歴史修正主義の余地を狭めるために

2005-12-30のコメント欄から。

# sean97 『…「一般市民」よりはそこそこモノも読んでいるだろう僕ですらそうなのですから、一般市民が「南京大虐殺なんてどうせ幻想なんだろ?」とか、「37年以後、南京の人口ってかえって増えたみたいじゃねえか」とか、「声の大きい人」の意見を信じてしまうのも、しかたのない状況なのかもしれない、と思っています。


これを解消するには、やはり「研究の最先端」に身を置く方々に、より多くの情報を、しかもできれば紀要論文なんかではなく一般紙などによって啓蒙していくとか、あるいはbluefox014さんのようにブログで発信していくとか、そういう地道な努力以外に道はないのでしょう。』



年末頃に、僕の母校の助教授が、新聞のインタビューに答えているのを見た。その中で先生は、史料を軽く扱う最近の風潮について憂慮されていたけど、おそらくその「史料を軽く扱う風潮」というのは、つくる会に代表される歴史修正主義のことを指しているのだと思う。


僕も、つくる会的な動きによって史実が軽く扱われることに、「僕が大学で学んだ歴史学はこんなに軽い(無力な)学問だったのか」という寂しさを覚えるし、この様な歴史修正主義が幅を利かす余地というものが出来る限り狭まって欲しいと強く願う。
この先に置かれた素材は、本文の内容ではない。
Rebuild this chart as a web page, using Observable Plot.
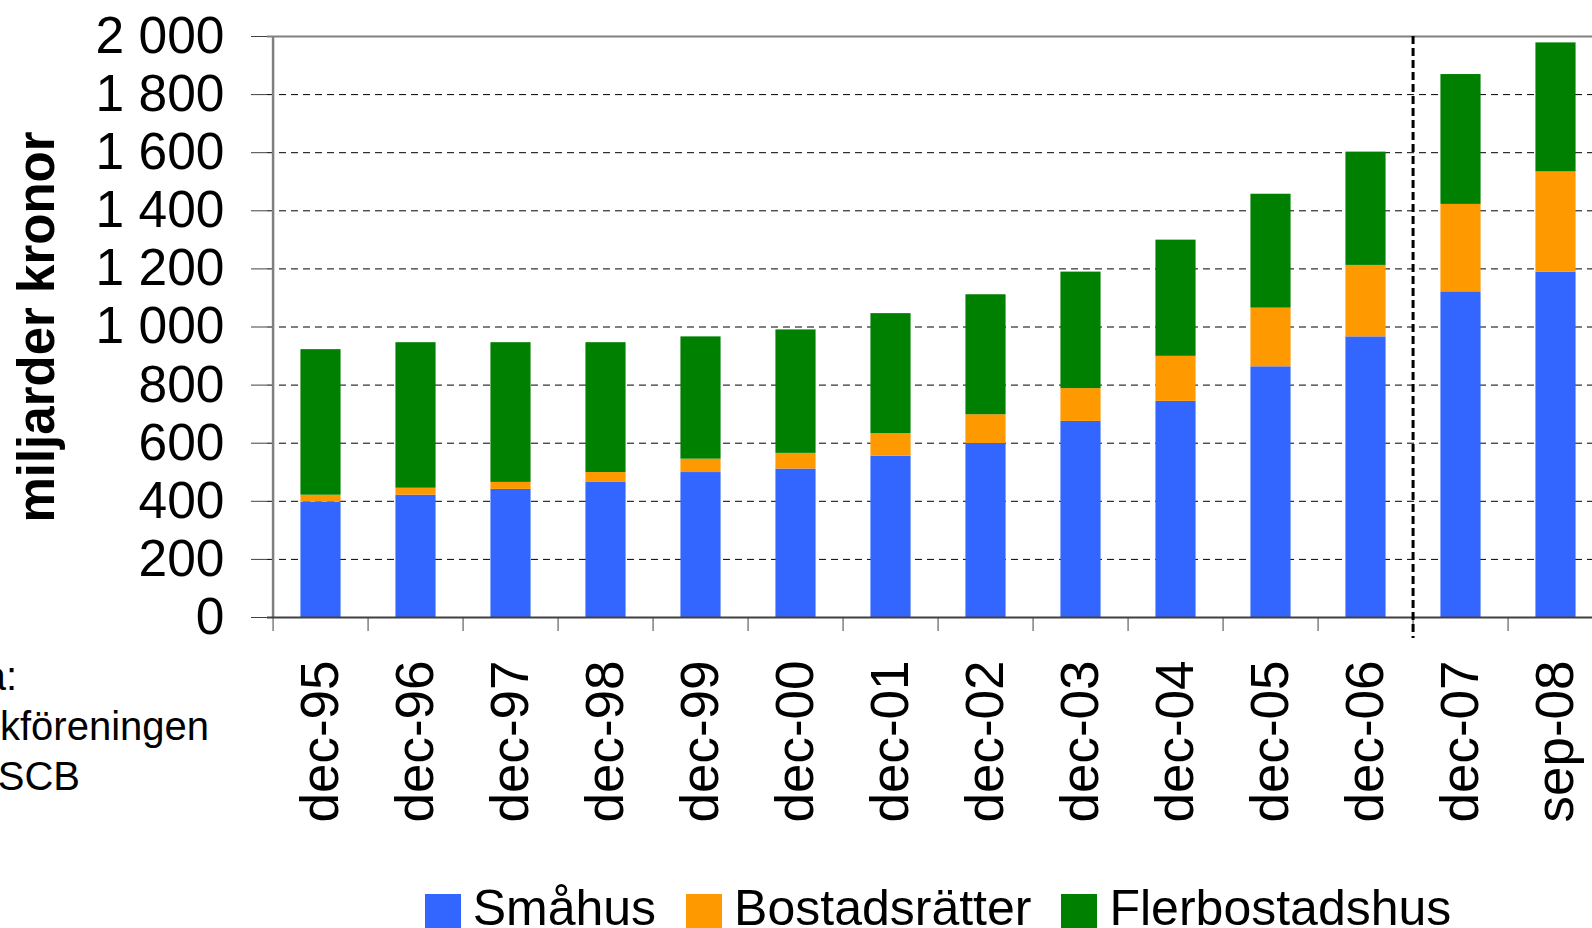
<!DOCTYPE html>
<html>
<head>
<meta charset="utf-8">
<script src="https://cdn.jsdelivr.net/npm/d3@7"></script>
<script src="https://cdn.jsdelivr.net/npm/@observablehq/plot@0.6"></script>
<style>
  html, body { margin: 0; padding: 0; background: #fff; overflow: hidden; width: 1592px; height: 928px; }
  body { font-family: "Liberation Sans", Arial, sans-serif; position: relative; }
  #chart { width: 1609px; }
  #chart svg { display: block; max-width: none !important; }
  #legend { position: absolute; left: 267px; top: 880px; width: 1342px; height: 48px; display: flex; justify-content: center; align-items: flex-start; }
  .item { display: flex; align-items: flex-start; margin: 0 15px; }
  .sw { width: 36px; height: 34px; margin-top: 14px; margin-right: 12px; }
  .lt { font-size: 50px; line-height: 50px; margin-top: 3px; color: #000; white-space: nowrap; }
</style>
</head>
<body>
<div id="chart"></div>
<div id="legend"></div>
<script>
const categories = ["dec-95","dec-96","dec-97","dec-98","dec-99","dec-00","dec-01","dec-02","dec-03","dec-04","dec-05","dec-06","dec-07","sep-08"];
const series = ["Småhus","Bostadsrätter","Flerbostadshus"];
const smahus =         [397, 421, 441, 465, 499, 511, 555, 599, 675, 744, 863, 966, 1121, 1189];
const bostadsratter =  [ 24,  24,  24,  34,  46,  54,  78,  99, 113, 155, 202, 246,  301,  345];
const flerbostadshus = [501, 501, 481, 447, 421, 425, 413, 413, 401, 400, 392, 390,  447,  444];
const colors = ["#3366FF", "#FF9900", "#008000"];
const yTicks = [0, 200, 400, 600, 800, 1000, 1200, 1400, 1600, 1800, 2000];
const yLabel = "miljarder kronor";
const forecastStart = "dec-07";
const sourceLines = ["a:", "kföreningen", "SCB"];

const valuesBySeries = [smahus, bostadsratter, flerbostadshus];
const rows = [];
series.forEach((s, si) => categories.forEach((c, ci) => rows.push({category: c, series: s, value: valuesBySeries[si][ci]})));

const W = 1609, H = 880, ML = 267, MR = 0, MT = 36, MB = 263;
const step = (W - ML - MR) / categories.length;
const inset = (step - 41) / 2;
const fmt = d => d >= 1000 ? d3.format(",")(d).replace(",", " ") : String(d);

const chart = Plot.plot({
  width: W, height: H,
  marginLeft: ML, marginRight: MR, marginTop: MT, marginBottom: MB,
  style: {fontFamily: "'Liberation Sans', Arial, sans-serif", fontSize: "50px", background: "white", color: "#000", maxWidth: "none"},
  x: {type: "band", domain: categories, padding: 0, axis: null},
  y: {domain: [0, 2000], axis: null},
  color: {domain: series, range: colors},
  marks: [
    Plot.gridY(yTicks.filter(d => d > 0 && d < 2000), {stroke: "#000", strokeOpacity: 1, strokeWidth: 1, strokeDasharray: "7,5"}),
    Plot.barY(rows, {x: "category", y: "value", fill: "series", insetLeft: inset, insetRight: inset}),
    Plot.ruleY([2000], {stroke: "#808080", strokeWidth: 2}),
    Plot.ruleX([categories[0]], {dx: -step / 2, stroke: "#808080", strokeWidth: 2.5}),
    Plot.ruleY([0], {stroke: "#404040", strokeWidth: 2}),
    Plot.axisY(yTicks, {tickSize: 16, tickPadding: 27, fontSize: 51.5, tickFormat: fmt, stroke: "#404040", label: null}),
    Plot.axisX({tickSize: 14, tickFormat: () => "", dx: -step / 2, stroke: "#404040", label: null}),
    Plot.axisX({tickSize: 0, tickPadding: 43, tickRotate: -90, fontSize: 53, label: null}),
    Plot.ruleX([forecastStart], {dx: -step / 2, stroke: "#000", strokeWidth: 3, strokeDasharray: "8,4", insetBottom: -21}),
    Plot.text([yLabel], {frameAnchor: "left", textAnchor: "middle", rotate: -90, dx: -230, fontSize: 51, fontWeight: "bold"})
  ]
});
document.getElementById("chart").appendChild(chart);

// cut-off source note at the left edge
const svg = d3.select(chart);
const srcEnds = [17, 209, 80];
const srcBase = [690, 740, 790];
sourceLines.forEach((t, i) => {
  svg.append("text").attr("x", srcEnds[i]).attr("y", srcBase[i])
    .attr("text-anchor", "end").attr("font-size", 40).attr("fill", "#000").text(t);
});

// legend
const legend = document.getElementById("legend");
series.forEach((s, i) => {
  const item = document.createElement("div"); item.className = "item";
  const sw = document.createElement("div"); sw.className = "sw"; sw.style.background = colors[i];
  const lt = document.createElement("div"); lt.className = "lt"; lt.textContent = s;
  item.appendChild(sw); item.appendChild(lt); legend.appendChild(item);
});
</script>
</body>
</html>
その様な観点から、前に書いた記事で、高校の歴史の授業で実際の史料に触れてみる機会、歴史学的な手法に触れておく機会を作っておくべきだと書いたけど、それに併せて、id:sean97さんが主張するように、歴史学者達が、歴史修正主義者の主張に対して(彼らの言い分が学術的な批判に到底耐え得ないことについて)、もっと声を上げるべきではないかと思う。


もちろん南京関連とかでも、笠原さんとか色々と頑張っておられているけど、見てて不毛な泥仕合に巻き込まれている印象がどうしても拭えない。その様な個人的な対応ではなくて、歴史修正主義を跋扈させていると、結局は歴史学そのものが大きな不利益を被ることに繋がるという問題意識をもって、歴史学界全体としてもっと積極的な対応をとれないものだろうかと思う。(もしかすると、何かしらのアピール程度の事はされているのかもしれないけど、一般人のレベルにはその様な行動や主張は全く伝わっていない。)
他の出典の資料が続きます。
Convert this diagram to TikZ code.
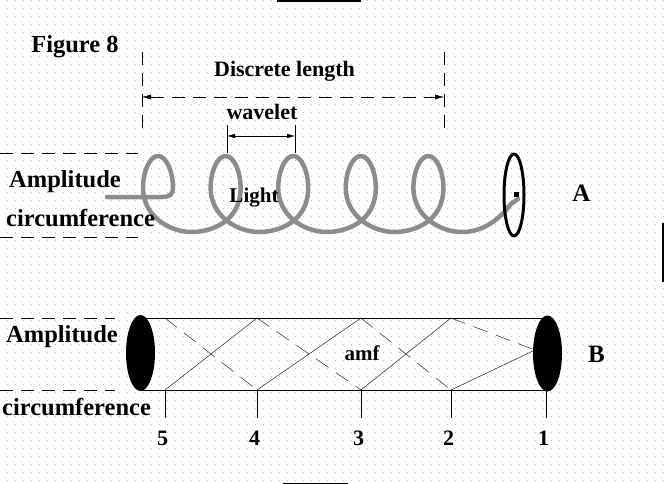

僕は、年1回母校に勤め先の就職関係でOBとして訪問して、ゼミの教授に入社資料を渡して雑談する機会があるので、次訪問した時に、教授に世間話的に話を振ってみようかな。僕が言った所で、おそらく全く何の効果もないだろうけど。
本当は、本ブログでも色々と発信できたらいいんだけど、専攻はアメリカ史だったし、日中戦争については、青狐さんには及びもつかない、通り一遍の概説書・新書レベルの知識しかないからねぇ…。